Exercise | Return the listing below verbatim. Pictures do not belong in the copy.

◆ ◆ ◆

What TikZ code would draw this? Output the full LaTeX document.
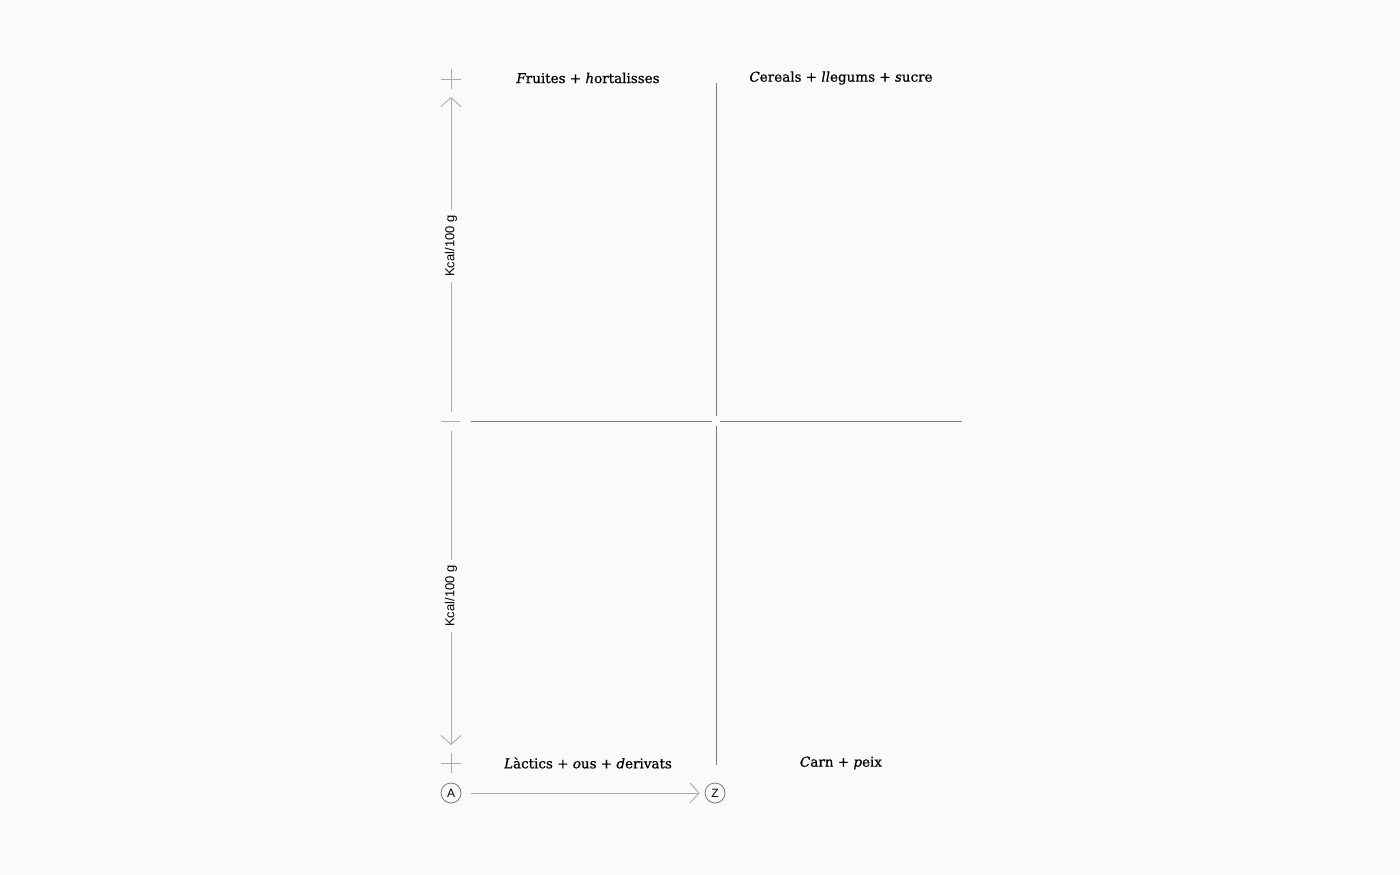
\documentclass[tikz,border=0pt]{standalone}
\usepackage{fontspec}
\setmainfont{DejaVu Serif}[FakeBold=0.6]
\newfontfamily\labfont{Liberation Sans}
\usetikzlibrary{arrows.meta}
\definecolor{bg}{HTML}{FAFAFA}
\definecolor{axisgray}{HTML}{ABABAB}
\definecolor{quadgray}{HTML}{7A7A7A}
\definecolor{ink}{HTML}{000000}
\tikzset{
  axisline/.style={draw=axisgray, line width=0.9pt},
  quadline/.style={draw=quadgray, line width=1pt},
  chev/.style={-{Straight Barb[length=9pt,width=20pt,line width=0.9pt]}},
  qlabel/.style={font=\fontsize{13.5}{16}\selectfont, text=ink, inner sep=0pt, anchor=center},
  kcal/.style={font=\labfont\fontsize{13}{15}\selectfont, text=ink, rotate=90, fill=bg, inner xsep=5pt, inner ysep=2pt},
  letter/.style={circle, draw=quadgray, line width=0.8pt, minimum size=20pt, inner sep=0pt, font=\labfont\fontsize{12}{14}\selectfont, text=ink}
}
\begin{document}
\begin{tikzpicture}[x=1pt,y=-1pt]
\fill[bg] (0,0) rectangle (1400,875);
\useasboundingbox (0,0) rectangle (1400,875);
% crosses
\draw[axisline] (441,79) -- (461,79) (451,69) -- (451,89);
\draw[axisline] (441,763) -- (461,763) (451,753) -- (451,773);
\draw[axisline] (441,421) -- (460,421);
% vertical axis arrows
\coordinate (utop) at (451,97);
\coordinate (ubot) at (451,412);
\coordinate (ltop) at (451,431);
\coordinate (lbot) at (451,745);
\draw[axisline, chev] (ubot) -- (utop);
\draw[axisline, chev] (ltop) -- (lbot);
\node[kcal] (k1) at (451,246) {Kcal/100 g};
\node[kcal] (k2) at (451,596) {Kcal/100 g};
% quadrant lines
\coordinate (hl1) at (471,421);
\coordinate (hl2) at (712,421);
\coordinate (hr1) at (720,421);
\coordinate (hr2) at (962,421);
\coordinate (vt1) at (716,83);
\coordinate (vt2) at (716,416);
\coordinate (vb1) at (716,426);
\coordinate (vb2) at (716,765);
\draw[quadline] (hl1) -- (hl2);
\draw[quadline] (hr1) -- (hr2);
\draw[quadline] (vt1) -- (vt2);
\draw[quadline] (vb1) -- (vb2);
% labels
\node[qlabel] (q1) at (588,78) {{\itshape F}ruites + {\itshape h}ortalisses};
\node[qlabel] (q2) at (841,78) {{\itshape C}ereals + {\itshape ll}egums + {\itshape s}ucre};
\node[qlabel] (q3) at (588,763) {{\itshape L}àctics + {\itshape o}us + {\itshape d}erivats};
\node[qlabel] (q4) at (841,763) {{\itshape C}arn + {\itshape p}eix};
% A to Z
\node[letter] (A) at (451,793) {A};
\node[letter] (Z) at (715,793) {Z};
\draw[axisline, chev, shorten <=10pt, shorten >=5pt] (A) -- (Z);
\end{tikzpicture}
\end{document}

◆ ◆ ◆

Result of the exercise |
What TikZ code would draw this? Output the full LaTeX document.
\documentclass[tikz,border=0pt]{standalone}
\usepackage{fontspec}
\setmainfont{DejaVu Serif}[FakeBold=0.6]
\newfontfamily\labfont{Liberation Sans}
\usetikzlibrary{arrows.meta}
\definecolor{bg}{HTML}{FAFAFA}
\definecolor{axisgray}{HTML}{ABABAB}
\definecolor{quadgray}{HTML}{7A7A7A}
\definecolor{ink}{HTML}{000000}
\tikzset{
  axisline/.style={draw=axisgray, line width=0.9pt},
  quadline/.style={draw=quadgray, line width=1pt},
  chev/.style={-{Straight Barb[length=9pt,width=20pt,line width=0.9pt]}},
  qlabel/.style={font=\fontsize{13.5}{16}\selectfont, text=ink, inner sep=0pt, anchor=center},
  kcal/.style={font=\labfont\fontsize{13}{15}\selectfont, text=ink, rotate=90, fill=bg, inner xsep=5pt, inner ysep=2pt},
  letter/.style={circle, draw=quadgray, line width=0.8pt, minimum size=20pt, inner sep=0pt, font=\labfont\fontsize{12}{14}\selectfont, text=ink}
}
\begin{document}
\begin{tikzpicture}[x=1pt,y=-1pt]
\fill[bg] (0,0) rectangle (1400,875);
\useasboundingbox (0,0) rectangle (1400,875);
% crosses
\draw[axisline] (441,79) -- (461,79) (451,69) -- (451,89);
\draw[axisline] (441,763) -- (461,763) (451,753) -- (451,773);
\draw[axisline] (441,421) -- (460,421);
% vertical axis arrows
\coordinate (utop) at (451,97);
\coordinate (ubot) at (451,412);
\coordinate (ltop) at (451,431);
\coordinate (lbot) at (451,745);
\draw[axisline, chev] (ubot) -- (utop);
\draw[axisline, chev] (ltop) -- (lbot);
\node[kcal] (k1) at (451,246) {Kcal/100 g};
\node[kcal] (k2) at (451,596) {Kcal/100 g};
% quadrant lines
\coordinate (hl1) at (471,421);
\coordinate (hl2) at (712,421);
\coordinate (hr1) at (720,421);
\coordinate (hr2) at (962,421);
\coordinate (vt1) at (716,83);
\coordinate (vt2) at (716,416);
\coordinate (vb1) at (716,426);
\coordinate (vb2) at (716,765);
\draw[quadline] (hl1) -- (hl2);
\draw[quadline] (hr1) -- (hr2);
\draw[quadline] (vt1) -- (vt2);
\draw[quadline] (vb1) -- (vb2);
% labels
\node[qlabel] (q1) at (588,78) {{\itshape F}ruites + {\itshape h}ortalisses};
\node[qlabel] (q2) at (841,78) {{\itshape C}ereals + {\itshape ll}egums + {\itshape s}ucre};
\node[qlabel] (q3) at (588,763) {{\itshape L}àctics + {\itshape o}us + {\itshape d}erivats};
\node[qlabel] (q4) at (841,763) {{\itshape C}arn + {\itshape p}eix};
% A to Z
\node[letter] (A) at (451,793) {A};
\node[letter] (Z) at (715,793) {Z};
\draw[axisline, chev, shorten <=10pt, shorten >=5pt] (A) -- (Z);
\end{tikzpicture}
\end{document}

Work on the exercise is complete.